Begin Supplied data

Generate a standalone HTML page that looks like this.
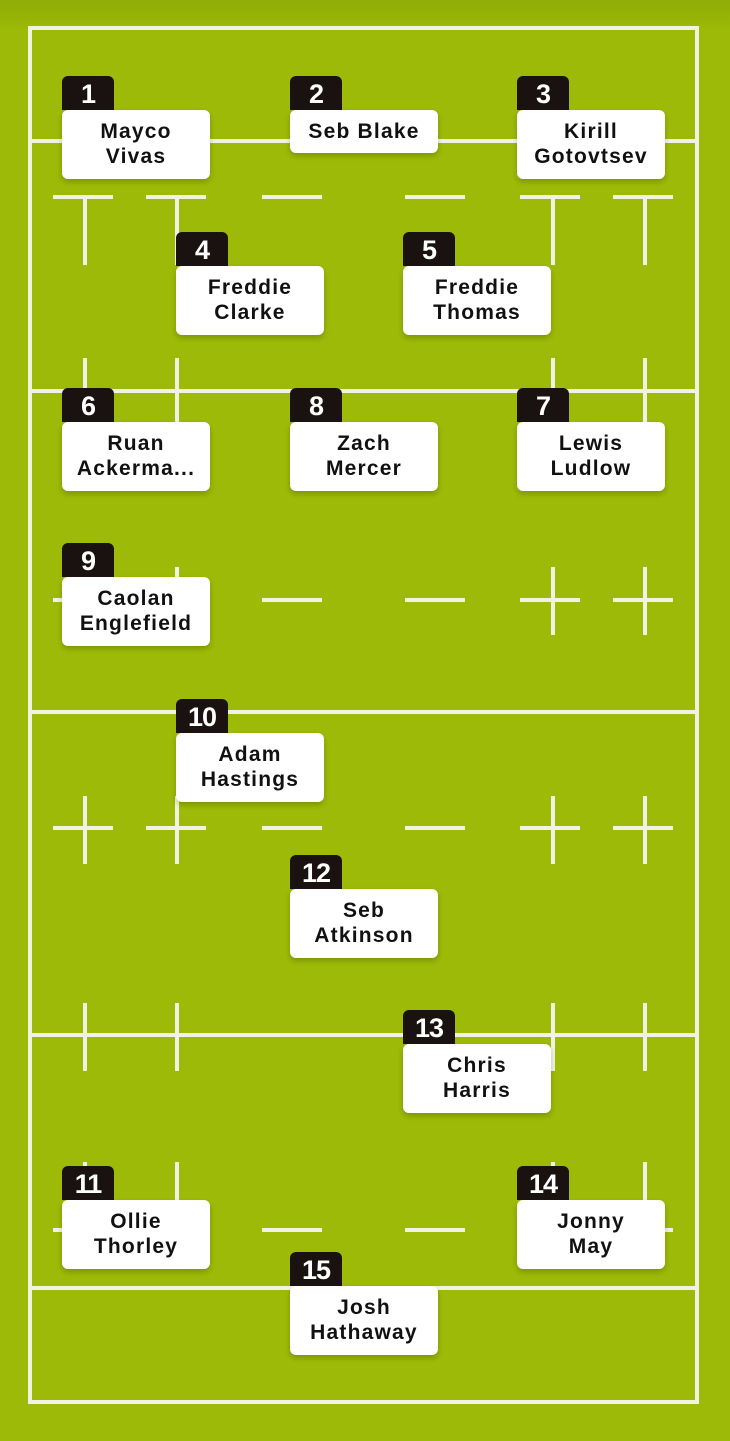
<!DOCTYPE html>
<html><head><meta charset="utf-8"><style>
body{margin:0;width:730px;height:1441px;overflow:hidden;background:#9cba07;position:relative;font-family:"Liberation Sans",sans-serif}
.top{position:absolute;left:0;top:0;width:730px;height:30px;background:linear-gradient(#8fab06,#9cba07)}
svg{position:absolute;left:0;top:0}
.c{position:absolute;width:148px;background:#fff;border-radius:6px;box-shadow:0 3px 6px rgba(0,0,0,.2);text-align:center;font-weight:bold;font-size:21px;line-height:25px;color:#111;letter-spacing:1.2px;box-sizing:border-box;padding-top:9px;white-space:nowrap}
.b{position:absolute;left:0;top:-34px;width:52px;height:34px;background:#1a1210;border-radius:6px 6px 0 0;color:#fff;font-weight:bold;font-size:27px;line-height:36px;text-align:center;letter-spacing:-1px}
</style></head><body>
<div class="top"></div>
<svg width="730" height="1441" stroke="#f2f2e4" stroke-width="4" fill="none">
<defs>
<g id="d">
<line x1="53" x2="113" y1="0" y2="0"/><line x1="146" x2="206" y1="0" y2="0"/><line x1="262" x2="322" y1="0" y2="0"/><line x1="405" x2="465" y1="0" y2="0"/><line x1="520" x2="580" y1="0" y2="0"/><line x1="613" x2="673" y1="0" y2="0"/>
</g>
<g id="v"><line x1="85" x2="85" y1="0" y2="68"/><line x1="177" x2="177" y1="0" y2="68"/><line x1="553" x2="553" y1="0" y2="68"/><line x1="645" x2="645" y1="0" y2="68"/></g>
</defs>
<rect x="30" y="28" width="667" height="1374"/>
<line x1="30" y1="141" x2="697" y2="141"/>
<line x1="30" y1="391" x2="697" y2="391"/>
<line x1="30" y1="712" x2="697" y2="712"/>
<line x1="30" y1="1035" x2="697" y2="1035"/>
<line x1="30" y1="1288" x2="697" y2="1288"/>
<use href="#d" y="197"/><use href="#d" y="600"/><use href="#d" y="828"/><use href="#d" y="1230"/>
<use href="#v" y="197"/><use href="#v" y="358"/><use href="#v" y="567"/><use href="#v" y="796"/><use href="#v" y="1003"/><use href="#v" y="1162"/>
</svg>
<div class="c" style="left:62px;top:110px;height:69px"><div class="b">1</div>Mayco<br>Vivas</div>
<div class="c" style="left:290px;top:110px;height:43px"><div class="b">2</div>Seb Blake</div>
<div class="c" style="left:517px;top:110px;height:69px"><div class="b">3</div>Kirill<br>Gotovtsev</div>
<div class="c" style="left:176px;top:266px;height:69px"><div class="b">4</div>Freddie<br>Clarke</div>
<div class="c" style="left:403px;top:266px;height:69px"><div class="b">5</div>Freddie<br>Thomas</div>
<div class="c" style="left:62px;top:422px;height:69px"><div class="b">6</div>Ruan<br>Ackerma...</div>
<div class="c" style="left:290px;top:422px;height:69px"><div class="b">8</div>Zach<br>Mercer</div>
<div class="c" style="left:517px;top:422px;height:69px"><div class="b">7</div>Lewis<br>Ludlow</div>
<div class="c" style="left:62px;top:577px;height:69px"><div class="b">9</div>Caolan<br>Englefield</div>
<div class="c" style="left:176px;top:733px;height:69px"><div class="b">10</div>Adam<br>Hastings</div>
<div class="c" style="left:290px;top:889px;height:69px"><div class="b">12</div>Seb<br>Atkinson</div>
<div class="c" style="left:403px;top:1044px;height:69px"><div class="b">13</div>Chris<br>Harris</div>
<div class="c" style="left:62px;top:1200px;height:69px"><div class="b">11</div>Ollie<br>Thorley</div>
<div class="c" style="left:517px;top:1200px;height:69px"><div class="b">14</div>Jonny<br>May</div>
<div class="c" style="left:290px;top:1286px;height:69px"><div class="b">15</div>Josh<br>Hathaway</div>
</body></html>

End Supplied data

§ Challenge:
Extract the full listing above verbatim; pictures are to be left out of the copy.

§ Output for this task:
Generate a standalone HTML page that looks like this.
<!DOCTYPE html>
<html><head><meta charset="utf-8"><style>
body{margin:0;width:730px;height:1441px;overflow:hidden;background:#9cba07;position:relative;font-family:"Liberation Sans",sans-serif}
.top{position:absolute;left:0;top:0;width:730px;height:30px;background:linear-gradient(#8fab06,#9cba07)}
svg{position:absolute;left:0;top:0}
.c{position:absolute;width:148px;background:#fff;border-radius:6px;box-shadow:0 3px 6px rgba(0,0,0,.2);text-align:center;font-weight:bold;font-size:21px;line-height:25px;color:#111;letter-spacing:1.2px;box-sizing:border-box;padding-top:9px;white-space:nowrap}
.b{position:absolute;left:0;top:-34px;width:52px;height:34px;background:#1a1210;border-radius:6px 6px 0 0;color:#fff;font-weight:bold;font-size:27px;line-height:36px;text-align:center;letter-spacing:-1px}
</style></head><body>
<div class="top"></div>
<svg width="730" height="1441" stroke="#f2f2e4" stroke-width="4" fill="none">
<defs>
<g id="d">
<line x1="53" x2="113" y1="0" y2="0"/><line x1="146" x2="206" y1="0" y2="0"/><line x1="262" x2="322" y1="0" y2="0"/><line x1="405" x2="465" y1="0" y2="0"/><line x1="520" x2="580" y1="0" y2="0"/><line x1="613" x2="673" y1="0" y2="0"/>
</g>
<g id="v"><line x1="85" x2="85" y1="0" y2="68"/><line x1="177" x2="177" y1="0" y2="68"/><line x1="553" x2="553" y1="0" y2="68"/><line x1="645" x2="645" y1="0" y2="68"/></g>
</defs>
<rect x="30" y="28" width="667" height="1374"/>
<line x1="30" y1="141" x2="697" y2="141"/>
<line x1="30" y1="391" x2="697" y2="391"/>
<line x1="30" y1="712" x2="697" y2="712"/>
<line x1="30" y1="1035" x2="697" y2="1035"/>
<line x1="30" y1="1288" x2="697" y2="1288"/>
<use href="#d" y="197"/><use href="#d" y="600"/><use href="#d" y="828"/><use href="#d" y="1230"/>
<use href="#v" y="197"/><use href="#v" y="358"/><use href="#v" y="567"/><use href="#v" y="796"/><use href="#v" y="1003"/><use href="#v" y="1162"/>
</svg>
<div class="c" style="left:62px;top:110px;height:69px"><div class="b">1</div>Mayco<br>Vivas</div>
<div class="c" style="left:290px;top:110px;height:43px"><div class="b">2</div>Seb Blake</div>
<div class="c" style="left:517px;top:110px;height:69px"><div class="b">3</div>Kirill<br>Gotovtsev</div>
<div class="c" style="left:176px;top:266px;height:69px"><div class="b">4</div>Freddie<br>Clarke</div>
<div class="c" style="left:403px;top:266px;height:69px"><div class="b">5</div>Freddie<br>Thomas</div>
<div class="c" style="left:62px;top:422px;height:69px"><div class="b">6</div>Ruan<br>Ackerma...</div>
<div class="c" style="left:290px;top:422px;height:69px"><div class="b">8</div>Zach<br>Mercer</div>
<div class="c" style="left:517px;top:422px;height:69px"><div class="b">7</div>Lewis<br>Ludlow</div>
<div class="c" style="left:62px;top:577px;height:69px"><div class="b">9</div>Caolan<br>Englefield</div>
<div class="c" style="left:176px;top:733px;height:69px"><div class="b">10</div>Adam<br>Hastings</div>
<div class="c" style="left:290px;top:889px;height:69px"><div class="b">12</div>Seb<br>Atkinson</div>
<div class="c" style="left:403px;top:1044px;height:69px"><div class="b">13</div>Chris<br>Harris</div>
<div class="c" style="left:62px;top:1200px;height:69px"><div class="b">11</div>Ollie<br>Thorley</div>
<div class="c" style="left:517px;top:1200px;height:69px"><div class="b">14</div>Jonny<br>May</div>
<div class="c" style="left:290px;top:1286px;height:69px"><div class="b">15</div>Josh<br>Hathaway</div>
</body></html>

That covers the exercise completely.